Goal – Quote the entries in full, character for character, without their images.

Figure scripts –
- - - -

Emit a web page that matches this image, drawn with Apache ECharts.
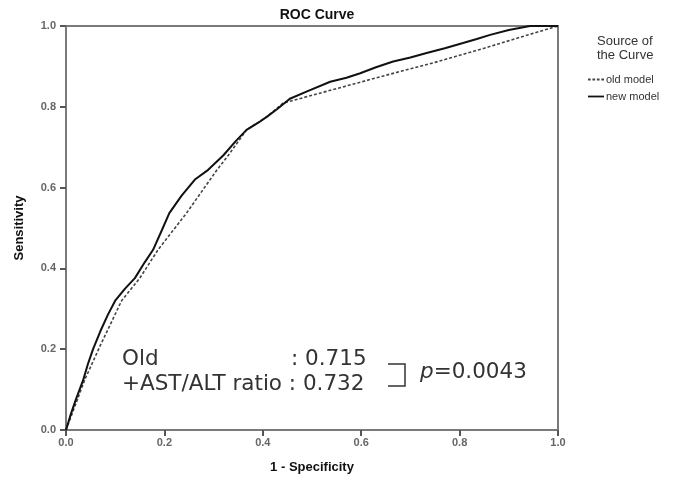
<!DOCTYPE html>
<html><head><meta charset="utf-8">
<script src="https://cdn.jsdelivr.net/npm/echarts@6/dist/echarts.min.js"></script>
<style>html,body{margin:0;padding:0;background:#fff}#c{width:686px;height:483px}</style>
</head><body><div id="c"></div>
<script>
const xTicks = [0, 0.2, 0.4, 0.6, 0.8, 1.0];
const yTicks = [0, 0.2, 0.4, 0.6, 0.8, 1.0];
const oldFpr = [0, 0.02, 0.038, 0.07, 0.113, 0.15, 0.187, 0.245, 0.307, 0.33, 0.367, 0.408, 0.441, 0.55, 0.65, 0.75, 0.85, 0.95, 1.0];
const oldTpr = [0, 0.065, 0.124, 0.21, 0.32, 0.376, 0.446, 0.537, 0.644, 0.68, 0.743, 0.775, 0.809, 0.845, 0.878, 0.91, 0.945, 0.982, 1.0];
const newFpr = [0, 0.01, 0.02, 0.035, 0.045, 0.055, 0.07, 0.085, 0.10, 0.12, 0.14, 0.16, 0.177, 0.195, 0.21, 0.235, 0.262, 0.289, 0.32, 0.345, 0.367, 0.39, 0.408, 0.43, 0.455, 0.49, 0.537, 0.57, 0.598, 0.63, 0.665, 0.70, 0.733, 0.77, 0.807, 0.835, 0.862, 0.90, 0.943, 0.97, 1.0];
const newTpr = [0, 0.04, 0.075, 0.124, 0.165, 0.2, 0.245, 0.285, 0.32, 0.35, 0.376, 0.415, 0.446, 0.495, 0.537, 0.58, 0.62, 0.644, 0.68, 0.715, 0.743, 0.76, 0.775, 0.795, 0.82, 0.838, 0.862, 0.872, 0.883, 0.898, 0.912, 0.922, 0.933, 0.945, 0.958, 0.968, 0.978, 0.99, 1.0, 1.0, 1.0];
const seriesNames = ['old model', 'new model'];
const aucOld = '0.715', aucNew = '0.732', pValue = '0.0043';

const zip = (a, b) => a.map((v, i) => [v, b[i]]);
const chart = echarts.init(document.getElementById('c'), null, {renderer: 'canvas'});
const FONT_A = 'Arial, "Liberation Sans", sans-serif';
const FONT_B = '"DejaVu Sans", sans-serif';
const axisCommon = {
  type: 'value', min: 0, max: 1, interval: 0.2,
  axisLine: {show: true, lineStyle: {color: '#7a7a7a', width: 2}},
  axisTick: {show: true, length: 6, lineStyle: {color: '#555', width: 2}},
  splitLine: {show: false},
  axisLabel: {color: '#666', fontFamily: FONT_A, fontSize: 11, fontWeight: 'bold', formatter: v => v.toFixed(1)},
  nameTextStyle: {color: '#111', fontFamily: FONT_A, fontSize: 13, fontWeight: 'bold'}
};
chart.setOption({
  animation: false,
  title: {text: 'ROC Curve', left: 312, top: 3, textAlign: 'center',
    textStyle: {fontFamily: FONT_A, fontSize: 14, fontWeight: 'bold', color: '#111'}},
  grid: {left: 66, right: 128, top: 26, bottom: 53, show: true, borderColor: '#7a7a7a', borderWidth: 2, backgroundColor: '#fff'},
  xAxis: Object.assign({}, axisCommon, {name: '1 - Specificity', nameLocation: 'middle', nameGap: 31,
    axisLabel: Object.assign({}, axisCommon.axisLabel, {margin: 7})}),
  yAxis: Object.assign({}, axisCommon, {name: 'Sensitivity', nameLocation: 'middle', nameGap: 40,
    axisLabel: Object.assign({}, axisCommon.axisLabel, {margin: 10})}),
  legend: {orient: 'vertical', left: 583, top: 69, itemWidth: 16, itemHeight: 2, itemGap: 6,
    textStyle: {fontFamily: FONT_A, fontSize: 11, color: '#333', padding: [0, 0, 0, -3]},
    data: [
      {name: seriesNames[0], icon: 'path://M0,0h3v2h-3z M5,0h3v2h-3z M10,0h3v2h-3z M15,0h3v2h-3z'},
      {name: seriesNames[1], icon: 'path://M0,0h18v2h-18z'}
    ]},
  series: [
    {name: seriesNames[0], type: 'line', showSymbol: false, symbol: 'none', data: zip(oldFpr, oldTpr),
      lineStyle: {color: '#444', width: 1.6, type: [3, 2]}, itemStyle: {color: '#444'}, z: 2},
    {name: seriesNames[1], type: 'line', showSymbol: false, symbol: 'none', data: zip(newFpr, newTpr),
      lineStyle: {color: '#111', width: 2}, itemStyle: {color: '#111'}, z: 3}
  ],
  graphic: [
    {type: 'text', left: 597, top: 34, style: {text: 'Source of\nthe Curve', fill: '#333', align: 'center', x: 28, lineHeight: 14,
      font: '13px ' + FONT_A}},
    {type: 'text', left: 122, top: 348, style: {text: 'Old', fill: '#333', font: '21.5px ' + FONT_B}},
    {type: 'text', left: 291, top: 348, style: {text: ': ' + aucOld, fill: '#333', font: '21.5px ' + FONT_B}},
    {type: 'text', left: 122, top: 373, style: {text: '+AST/ALT ratio : ' + aucNew, fill: '#333', font: '21.5px ' + FONT_B}},
    {type: 'polyline', shape: {points: [[388, 364], [405, 364], [405, 386], [388, 386]]}, style: {stroke: '#333', lineWidth: 1.5, fill: null}},
    {type: 'text', left: 420, top: 361, style: {rich: {i: {fontStyle: 'italic', fontSize: 21.5, fontFamily: FONT_B, fill: '#333'},
      n: {fontSize: 21.5, fontFamily: FONT_B, fill: '#333'}}, text: '{i|p}{n|=' + pValue + '}'}}
  ]
});
</script></body></html>
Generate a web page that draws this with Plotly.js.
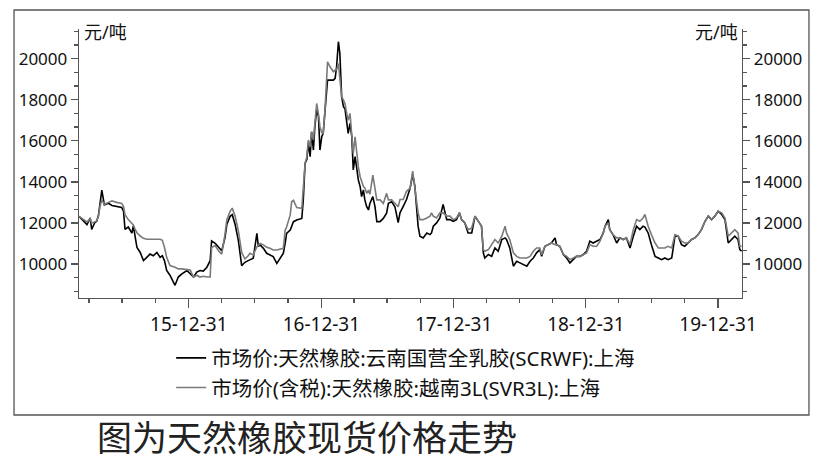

- - - -

Exercise result –
Emit a web page that matches this image, drawn with Apache ECharts.
<!DOCTYPE html>
<html><head><meta charset="utf-8">
<script src="https://cdn.jsdelivr.net/npm/echarts@6/dist/echarts.min.js"></script>
<style>html,body{margin:0;padding:0;background:#fff}#c{width:686px;height:483px}</style>
</head><body><div id="c"></div>
<script>
const xTicks = [0, 0.2, 0.4, 0.6, 0.8, 1.0];
const yTicks = [0, 0.2, 0.4, 0.6, 0.8, 1.0];
const oldFpr = [0, 0.02, 0.038, 0.07, 0.113, 0.15, 0.187, 0.245, 0.307, 0.33, 0.367, 0.408, 0.441, 0.55, 0.65, 0.75, 0.85, 0.95, 1.0];
const oldTpr = [0, 0.065, 0.124, 0.21, 0.32, 0.376, 0.446, 0.537, 0.644, 0.68, 0.743, 0.775, 0.809, 0.845, 0.878, 0.91, 0.945, 0.982, 1.0];
const newFpr = [0, 0.01, 0.02, 0.035, 0.045, 0.055, 0.07, 0.085, 0.10, 0.12, 0.14, 0.16, 0.177, 0.195, 0.21, 0.235, 0.262, 0.289, 0.32, 0.345, 0.367, 0.39, 0.408, 0.43, 0.455, 0.49, 0.537, 0.57, 0.598, 0.63, 0.665, 0.70, 0.733, 0.77, 0.807, 0.835, 0.862, 0.90, 0.943, 0.97, 1.0];
const newTpr = [0, 0.04, 0.075, 0.124, 0.165, 0.2, 0.245, 0.285, 0.32, 0.35, 0.376, 0.415, 0.446, 0.495, 0.537, 0.58, 0.62, 0.644, 0.68, 0.715, 0.743, 0.76, 0.775, 0.795, 0.82, 0.838, 0.862, 0.872, 0.883, 0.898, 0.912, 0.922, 0.933, 0.945, 0.958, 0.968, 0.978, 0.99, 1.0, 1.0, 1.0];
const seriesNames = ['old model', 'new model'];
const aucOld = '0.715', aucNew = '0.732', pValue = '0.0043';

const zip = (a, b) => a.map((v, i) => [v, b[i]]);
const chart = echarts.init(document.getElementById('c'), null, {renderer: 'canvas'});
const FONT_A = 'Arial, "Liberation Sans", sans-serif';
const FONT_B = '"DejaVu Sans", sans-serif';
const axisCommon = {
  type: 'value', min: 0, max: 1, interval: 0.2,
  axisLine: {show: true, lineStyle: {color: '#7a7a7a', width: 2}},
  axisTick: {show: true, length: 6, lineStyle: {color: '#555', width: 2}},
  splitLine: {show: false},
  axisLabel: {color: '#666', fontFamily: FONT_A, fontSize: 11, fontWeight: 'bold', formatter: v => v.toFixed(1)},
  nameTextStyle: {color: '#111', fontFamily: FONT_A, fontSize: 13, fontWeight: 'bold'}
};
chart.setOption({
  animation: false,
  title: {text: 'ROC Curve', left: 312, top: 3, textAlign: 'center',
    textStyle: {fontFamily: FONT_A, fontSize: 14, fontWeight: 'bold', color: '#111'}},
  grid: {left: 66, right: 128, top: 26, bottom: 53, show: true, borderColor: '#7a7a7a', borderWidth: 2, backgroundColor: '#fff'},
  xAxis: Object.assign({}, axisCommon, {name: '1 - Specificity', nameLocation: 'middle', nameGap: 31,
    axisLabel: Object.assign({}, axisCommon.axisLabel, {margin: 7})}),
  yAxis: Object.assign({}, axisCommon, {name: 'Sensitivity', nameLocation: 'middle', nameGap: 40,
    axisLabel: Object.assign({}, axisCommon.axisLabel, {margin: 10})}),
  legend: {orient: 'vertical', left: 583, top: 69, itemWidth: 16, itemHeight: 2, itemGap: 6,
    textStyle: {fontFamily: FONT_A, fontSize: 11, color: '#333', padding: [0, 0, 0, -3]},
    data: [
      {name: seriesNames[0], icon: 'path://M0,0h3v2h-3z M5,0h3v2h-3z M10,0h3v2h-3z M15,0h3v2h-3z'},
      {name: seriesNames[1], icon: 'path://M0,0h18v2h-18z'}
    ]},
  series: [
    {name: seriesNames[0], type: 'line', showSymbol: false, symbol: 'none', data: zip(oldFpr, oldTpr),
      lineStyle: {color: '#444', width: 1.6, type: [3, 2]}, itemStyle: {color: '#444'}, z: 2},
    {name: seriesNames[1], type: 'line', showSymbol: false, symbol: 'none', data: zip(newFpr, newTpr),
      lineStyle: {color: '#111', width: 2}, itemStyle: {color: '#111'}, z: 3}
  ],
  graphic: [
    {type: 'text', left: 597, top: 34, style: {text: 'Source of\nthe Curve', fill: '#333', align: 'center', x: 28, lineHeight: 14,
      font: '13px ' + FONT_A}},
    {type: 'text', left: 122, top: 348, style: {text: 'Old', fill: '#333', font: '21.5px ' + FONT_B}},
    {type: 'text', left: 291, top: 348, style: {text: ': ' + aucOld, fill: '#333', font: '21.5px ' + FONT_B}},
    {type: 'text', left: 122, top: 373, style: {text: '+AST/ALT ratio : ' + aucNew, fill: '#333', font: '21.5px ' + FONT_B}},
    {type: 'polyline', shape: {points: [[388, 364], [405, 364], [405, 386], [388, 386]]}, style: {stroke: '#333', lineWidth: 1.5, fill: null}},
    {type: 'text', left: 420, top: 361, style: {rich: {i: {fontStyle: 'italic', fontSize: 21.5, fontFamily: FONT_B, fill: '#333'},
      n: {fontSize: 21.5, fontFamily: FONT_B, fill: '#333'}}, text: '{i|p}{n|=' + pValue + '}'}}
  ]
});
</script></body></html>
Generate a web page that draws this with Plotly.js.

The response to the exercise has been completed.